Un análisis provocador, inspirado en las ideas de Horacio González, cuestiona el discurso tradicional sobre la corrupción y revela cómo su denuncia puede terminar fortaleciendo al poder real.

¿Cuántas veces hemos escuchado que la corrupción es el cáncer que carcome a la Argentina? Que si los políticos fueran más “honestos” o “morales”, nuestros problemas se solucionarían. Pero, ¿y si esta forma de pensar el problema fuera, en realidad, parte del problema mismo?

Un análisis profundo, que retoma las tesis del fallecido sociólogo Horacio González, propone un giro radical: la corrupción es, ante todo, un concepto religioso. Esta idea, lejos de ser un simple juego de palabras, nos obliga a repensar todo lo que damos por sentado.

La moral como distracción del mago

Pensar la corrupción en términos religiosos implica enmarcarla en una moral universal, often cristiana, que clasifica los actos entre “buenos” y “malos”. El peligro de esto, como sugería Nietzsche, es que nos fijamos en los “fenómenos morales” y no en las “explicaciones morales de los fenómenos”.

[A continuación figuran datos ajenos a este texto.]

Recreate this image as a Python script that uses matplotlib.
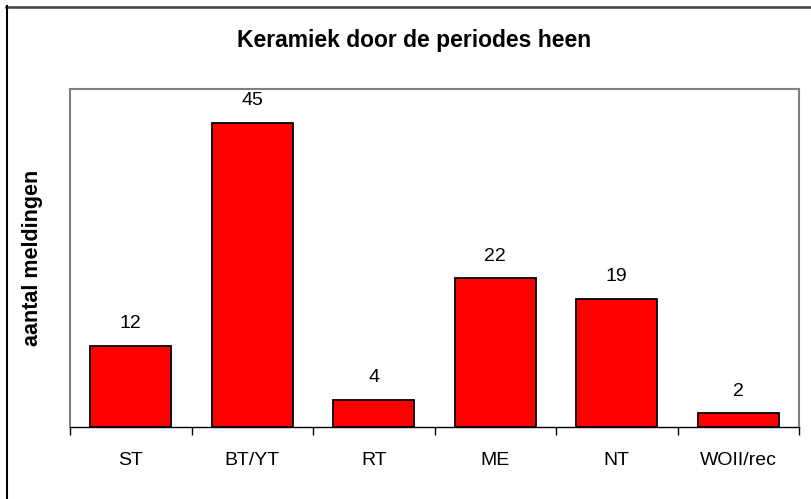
import matplotlib.pyplot as plt
from matplotlib.lines import Line2D

# data
periods = ["ST", "BT/YT", "RT", "ME", "NT", "WOII/rec"]
counts = [12, 45, 4, 22, 19, 2]

plt.rcParams['font.family'] = ['Liberation Sans', 'DejaVu Sans']

W, H = 811, 499
fig = plt.figure(figsize=(W / 100, H / 100), dpi=100)

# chart border: only top and left edges fall inside the picture
fig.lines.append(Line2D([6 / W, 1], [1 - 6.5 / H, 1 - 6.5 / H], transform=fig.transFigure,
                        color="#404040", linewidth=1.8))
fig.lines.append(Line2D([6.5 / W, 6.5 / W], [0, 1 - 6 / H], transform=fig.transFigure,
                        color="black", linewidth=1.5))

ax = fig.add_axes([70 / W, 1 - 427 / H, 729 / W, 338 / H])
x = range(len(periods))
ax.bar(x, counts, width=0.67, color="#FF0000", edgecolor="black", linewidth=1.3, zorder=3)

for xi, c in zip(x, counts):
    ax.text(xi, c + 2.0, str(c), ha="center", va="bottom", fontsize=14)

ax.set_xlim(-0.5, len(periods) - 0.5)
ax.set_ylim(0, 50)
ax.set_yticks([])

# category labels centred, ticks on boundaries
ax.set_xticks(list(x))
ax.set_xticklabels(periods, fontsize=14)
ax.tick_params(axis="x", length=0, pad=18)
ax.set_xticks([i - 0.5 for i in range(len(periods) + 1)], minor=True)
ax.tick_params(axis="x", which="minor", length=6, width=1, color="black", direction="out")

for side in ["top", "left", "right"]:
    ax.spines[side].set_color("#808080")
    ax.spines[side].set_linewidth(1.5)
ax.spines["bottom"].set_color("black")
ax.spines["bottom"].set_linewidth(1.0)

fig.text(33 / W, 1 - 258 / H, "aantal meldingen", ha="center", va="center", rotation=90,
         fontsize=15.5, fontweight="bold")
fig.text(414 / W, 1 - 40 / H, "Keramiek door de periodes heen", ha="center", va="center",
         fontsize=16.5, fontweight="bold")

fig.savefig("out.png", dpi=100)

En criollo: denunciar la “inmoralidad” en la función pública puede ser como fijarse en los trucos del mago para distraernos de cómo metió realmente el conejo en la galera. La indignación moral se convierte en una cortina de humo que oculta los mecanismos reales del poder.

Culpamos a las brujas, pero no miramos la casa

Esta lógica funciona como una “casa de brujas”. Culpamos a individuos (las “brujas”) por las fallas de un sistema (“la casa”) que en realidad está lubricado por la grasa del capital. Así, el sistema en su totalidad queda exento de toda culpa. Se nos hace creer que el problema es una manzana podrida, y no la canasta que la pudre.

Peor aún, se argumenta que para el capital, que es inherentemente inescrupuloso, esta “superestructura moral” es esencial. Necesita una fachada de virtud para operar. Y he aquí la paradoja: quienes más se indignan y buscan regenerar la moralidad pública, sin quererlo, amplifican y validan el orden del capital que dicen combatir. Es como querer cambiar a los jugadores sin tocar las reglas del juego, que siempre están diseñadas para que gane la misma banca.

La defensa estratégica del Estado

Frente a este diagnóstico, surge una defensa contundente del Estado. El autor del análisis argumenta que “aguante el Estado, loco”, porque más allá de sus falencias, representa una de las únicas formas de organización de lo público. Es el único dique de contención posible frente a la fuerza imparable del capital y la influencia de potencias extranjeras.

Si bien el Estado a veces funciona mal, se afirma que “lo privado es peor” porque sus incentivos son puramente la ganancia, por encima de cualquier interés colectivo. La solución, entonces, no es destruir el Estado –una idea que beneficia a los poderosos–, sino proponer formas serias de arreglarlo y fortalecerlo.

El verdadero problema de fondo

El verdadero problema no sería entonces la corrupción como delito aislado, sino un modelo de país que ajusta sobre los débiles para garantizar la ganancia de los poderosos. La peor corrupción no ocurre a escondidas: sucede cuando se toma deuda de manera astronómica con fanfarrias o cuando se desmantelan desde el poder los controles que protegen a la gente.

Mientras el debate público se estanca en un infantil “ellos también robaban”, se nos distrae de la discusión de fondo. Es más fácil imaginar el fin de un gobierno que el fin de la corrupción estructural.

En conclusión, esta mirada nos desafía a dejar de lado la “guerra santa” moral que solo lleva a la victimización y a profundizar la grieta. Nos invita, en cambio, a tener el coraje de analizar las estructuras de poder que realmente condicionan nuestra vida y a defender lo público como la única trinchera desde la cual se puede construir una sociedad más justa.